A little boy takes his parents to court in the new film "Capernaum." In Lebanon, that title means chaos, and critic Bob Mondello says that's an accurate description of the world the boy lives in.

BOB MONDELLO, BYLINE: Zain is skinny, sad-eyed and about 12 years old, though he's so tiny he could pass for 8. He's running and playing with other kids in the streets of Beirut under the opening credits. But once those credits are done, we see him being led past TV reporters into a courtroom. He barely comes up to the waist of the soldier who's brought him. He looks firmly at the judge, who asks him why he's here.

(SOUNDBITE OF FILM, "CAPERNAUM")

ZAIN AL RAFEEA: (As Zain, foreign language spoken).

MONDELLO: I want to sue my parents.

(SOUNDBITE OF FILM, "CAPERNAUM")

ELIAS KHOURY: (As judge, foreign language spoken).

MONDELLO: Why do you want to sue your parents, asks the judge.

(SOUNDBITE OF FILM, "CAPERNAUM")

AL RAFEEA: (As Zain, foreign language spoken).

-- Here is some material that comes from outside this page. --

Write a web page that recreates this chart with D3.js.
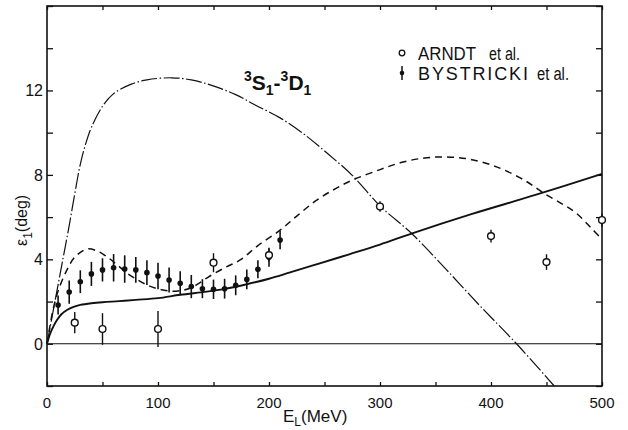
<!DOCTYPE html>
<html><head><meta charset="utf-8">
<script src="https://cdn.jsdelivr.net/npm/d3@7"></script>
<style>body{margin:0;background:#fff}svg{display:block}text{font-family:"Liberation Sans",Arial,sans-serif;fill:#111}</style>
</head><body>
<svg id="c" width="628" height="430"></svg>
<script>
// ---- data ----
const xTicksMajor = [0,100,200,300,400,500];
const xTicksMinor = [0,50,100,150,200,250,300,350,400,450,500];
const yTicksMajor = [0,4,8,12];
const yTicksMinor = [-2,0,2,4,6,8,10,12,14,16];

const dashDotE = [0,5,10,15,20,25,30,35,40,50,60,76,90,112,130,149,170,188,210,231,253,275,300,329,360,390,423,457];
const dashDotV = [0,1.4,2.8,4.2,5.6,7.1,8.5,9.5,10.25,11.25,11.85,12.3,12.5,12.6,12.5,12.23,11.8,11.3,10.7,9.95,9.0,7.98,6.53,5.2,3.5,1.8,0,-2];

const dashedE = [0,5,10,18,25,36,45,54,63,72,81,90,100,110,118,126,135,145,160,174,190,210,225,243,260,275,300,320,340,358,380,405,430,448,465,477,490,500];
const dashedV = [0,1.5,2.5,3.5,4.1,4.49,4.4,4.12,3.75,3.35,3.05,2.79,2.6,2.5,2.5,2.58,2.8,3.15,3.6,3.97,4.65,5.38,6.05,6.8,7.35,7.75,8.25,8.6,8.8,8.85,8.75,8.38,7.75,7.12,6.6,6.18,5.5,4.95];

const solidE = [0,3,6,9,13,18,24,30,40,50,65,80,100,120,144,160,180,200,219,245,273,300,329,383,440,500];
const solidV = [0,0.5,0.85,1.13,1.4,1.6,1.75,1.84,1.92,1.97,2.02,2.08,2.16,2.32,2.47,2.6,2.82,3.08,3.38,3.8,4.25,4.7,5.23,6.15,7.05,8.05];

const arndtE = [25,50,100,150,200,300,400,450,500];
const arndtV = [1.0,0.7,0.7,3.84,4.2,6.5,5.1,3.87,5.86];
const arndtErr = [0.5,0.75,0.85,0.45,0.3,0.25,0.3,0.37,0.3];

const bysE = [10,20,30,40,50,60,70,80,90,100,110,120,130,140,150,160,170,180,190,200,210];
const bysV = [1.84,2.45,2.94,3.31,3.5,3.6,3.54,3.5,3.37,3.21,3.02,2.87,2.71,2.61,2.58,2.61,2.77,3.05,3.53,4.1,4.91];
const bysErr = [0.45,0.55,0.54,0.57,0.55,0.65,0.65,0.61,0.59,0.63,0.59,0.57,0.55,0.45,0.46,0.47,0.47,0.47,0.43,0.45,0.43];

const legendLabels = ["ARNDT","BYSTRICKI"];
const legendSuffix = "et al.";

// ---- drawing ----
const svg = d3.select("#c");
const x = d3.scaleLinear().domain([0,500]).range([47,602]);
const y = d3.scaleLinear().domain([-2,16]).range([386,6]);
const ink = "#111";

// frame
svg.append("rect").attr("x",x(0)).attr("y",y(16)).attr("width",x(500)-x(0)).attr("height",y(-2)-y(16))
  .attr("fill","none").attr("stroke",ink).attr("stroke-width",1.6);

// axes with inward ticks
const gB = svg.append("g").attr("transform",`translate(0,${y(-2)})`)
  .call(d3.axisTop(x).tickValues(xTicksMinor).tickSize(4).tickFormat(""));
const gT = svg.append("g").attr("transform",`translate(0,${y(16)})`)
  .call(d3.axisBottom(x).tickValues(xTicksMinor).tickSize(4).tickFormat(""));
const gL = svg.append("g").attr("transform",`translate(${x(0)},0)`)
  .call(d3.axisRight(y).tickValues(yTicksMinor).tickSize(6).tickFormat(""));
const gR = svg.append("g").attr("transform",`translate(${x(500)},0)`)
  .call(d3.axisLeft(y).tickValues(yTicksMinor).tickSize(6).tickFormat(""));
[gB,gT,gL,gR].forEach(g=>{g.select(".domain").remove();g.selectAll("line").attr("stroke",ink).attr("stroke-width",1.3);});

// tick labels
svg.append("g").selectAll("text").data(xTicksMajor).join("text")
  .attr("x",d=>x(d)).attr("y",408).attr("text-anchor","middle").attr("font-size",15).text(d=>d);
svg.append("g").selectAll("text").data(yTicksMajor).join("text")
  .attr("x",43).attr("y",d=>y(d)+5.8).attr("text-anchor","end").attr("font-size",16).text(d=>d);

// zero line
svg.append("line").attr("x1",x(0)).attr("x2",x(500)).attr("y1",y(0)).attr("y2",y(0))
  .attr("stroke",ink).attr("stroke-width",1.1);

// curves
const line = d3.line().x(d=>x(d[0])).y(d=>y(d[1])).curve(d3.curveCatmullRom.alpha(0.5));
const zip = (a,b)=>a.map((v,i)=>[v,b[i]]);
svg.append("path").attr("d",line(zip(dashDotE,dashDotV))).attr("fill","none").attr("stroke",ink)
  .attr("stroke-width",1.2).attr("stroke-dasharray","16,2.5,1.5,2.5");
svg.append("path").attr("d",line(zip(dashedE,dashedV))).attr("fill","none").attr("stroke",ink)
  .attr("stroke-width",1.5).attr("stroke-dasharray","7,5");
svg.append("path").attr("d",line(zip(solidE,solidV))).attr("fill","none").attr("stroke",ink)
  .attr("stroke-width",1.9);

// Bystricki points
const bys = bysE.map((e,i)=>({e,v:bysV[i],err:bysErr[i]}));
const gBy = svg.append("g");
gBy.selectAll("line").data(bys).join("line")
  .attr("x1",d=>x(d.e)).attr("x2",d=>x(d.e)).attr("y1",d=>y(d.v-d.err)).attr("y2",d=>y(d.v+d.err))
  .attr("stroke",ink).attr("stroke-width",1.6);
gBy.selectAll("circle").data(bys).join("circle")
  .attr("cx",d=>x(d.e)).attr("cy",d=>y(d.v)).attr("r",2.8).attr("fill",ink);

// Arndt points
const ar = arndtE.map((e,i)=>({e,v:arndtV[i],err:arndtErr[i]}));
const gA = svg.append("g");
gA.selectAll("line").data(ar).join("line")
  .attr("x1",d=>x(d.e)).attr("x2",d=>x(d.e)).attr("y1",d=>y(d.v-d.err)).attr("y2",d=>y(d.v+d.err))
  .attr("stroke",ink).attr("stroke-width",1.4);
gA.selectAll("circle").data(ar).join("circle")
  .attr("cx",d=>x(d.e)).attr("cy",d=>y(d.v)).attr("r",3.4).attr("fill","#fff").attr("stroke",ink).attr("stroke-width",1.4);

// legend
svg.append("circle").attr("cx",402).attr("cy",53).attr("r",2.8).attr("fill","#fff").attr("stroke",ink).attr("stroke-width",1.3);
svg.append("line").attr("x1",402).attr("x2",402).attr("y1",66).attr("y2",80).attr("stroke",ink).attr("stroke-width",1.5);
svg.append("circle").attr("cx",402).attr("cy",73).attr("r",2.3).attr("fill",ink);
svg.append("text").attr("x",418).attr("y",60).attr("font-size",18).attr("textLength",58).attr("lengthAdjust","spacingAndGlyphs").text(legendLabels[0]);
svg.append("text").attr("x",489).attr("y",60).attr("font-size",18).attr("textLength",31).attr("lengthAdjust","spacingAndGlyphs").text(legendSuffix);
svg.append("text").attr("x",418).attr("y",80).attr("font-size",18).attr("textLength",110).attr("lengthAdjust","spacing").text(legendLabels[1]);
svg.append("text").attr("x",537).attr("y",80).attr("font-size",18).attr("textLength",32).attr("lengthAdjust","spacingAndGlyphs").text(legendSuffix);

// title 3S1-3D1
const t = svg.append("text").attr("x",244).attr("y",90).attr("font-size",21).attr("font-weight","bold");
t.append("tspan").attr("font-size",14).attr("dy",-9).text("3");
t.append("tspan").attr("dy",9).text("S");
t.append("tspan").attr("font-size",14).attr("dy",5).text("1");
t.append("tspan").attr("dy",-5).text("-");
t.append("tspan").attr("font-size",14).attr("dy",-9).text("3");
t.append("tspan").attr("dy",9).text("D");
t.append("tspan").attr("font-size",14).attr("dy",5).text("1");

// x axis title
const xt = svg.append("text").attr("x",283).attr("y",422).attr("font-size",17);
xt.append("tspan").text("E");
xt.append("tspan").attr("font-size",12).attr("dy",4).text("L");
xt.append("tspan").attr("dy",-4).text("(MeV)");

// y axis title
const yt = svg.append("text").attr("transform","translate(27,246) rotate(-90)").attr("font-size",16);
yt.append("tspan").text("ε");
yt.append("tspan").attr("font-size",12).attr("dy",5).text("1");
yt.append("tspan").attr("dy",-5).text("(deg)");
</script>
</body></html>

MONDELLO: Because I was born, an indictment his mother and father across the courtroom absorb as the film flashes back to their home life, if you can call it that, crammed into a crumbling slum apartment where opiates are dissolved just inches from the mattress where half a dozen kids lie sleeping.

Zain does what he can to protect his siblings. He's tough and streetwise despite his size. But when he can't keep his folks from sending off his 11-year-old sister to be married to the landlord, he leaves to live in the streets and look for work in a garish seaside amusement park where he meets a pink and blue costumed cockroach man who claims to be Spider-Man's cousin and an Ethiopian cleaning lady with a baby but no immigration papers. If he'll keep the baby safe, she decides, she'll give Zain shelter, a home away from home.

(SOUNDBITE OF FILM, "CAPERNAUM")

YORDANOS SHIFERAW: (As Rahil) Bravo, Zain.

(SOUNDBITE OF BABY COOING)

SHIFERAW: (As Rahil, laughter).

MONDELLO: Had Charles Dickens lived in modern-day Beirut, he might have penned a story like "Capernaum" - feisty, resourceful kid stealing food for his adopted family, caring for an infant as life takes cataclysmic turns involving human traffickers, scam artists, cops. Nadine Labaki has written and directed a couple of lovely small films but nothing suggesting she would make an epic like this or shepherd a first-timer like her young star Zain Al Rafeea to such an accomplished performance.

(SOUNDBITE OF FILM, "CAPERNAUM")

AL RAFEEA: (As Zain, foreign language spoken).

MONDELLO: That his name, Zain, is the name of his character is very much the point. All her actors are nonprofessionals cast because their lives resemble those of the folks in the story she's crafted. They don't just play their parts; they've lived them. On-screen they're surrounded by images that are both tender and wrenching - a mother in jail squeezing her breast milk onto the floor, sobbing to her absent infant that she's sorry, a bedtime that's a tangle of children's arms and legs, bird's-eye shots of a shantytown stretching for miles. Capernaum - chaos - and at its center this astonishing child Zain, who is profane, protective, profoundly compelling, a Dickensian hero in a saga that defies all odds and finds hope in kids doing what they can in a hell made by adults. I'm Bob Mondello.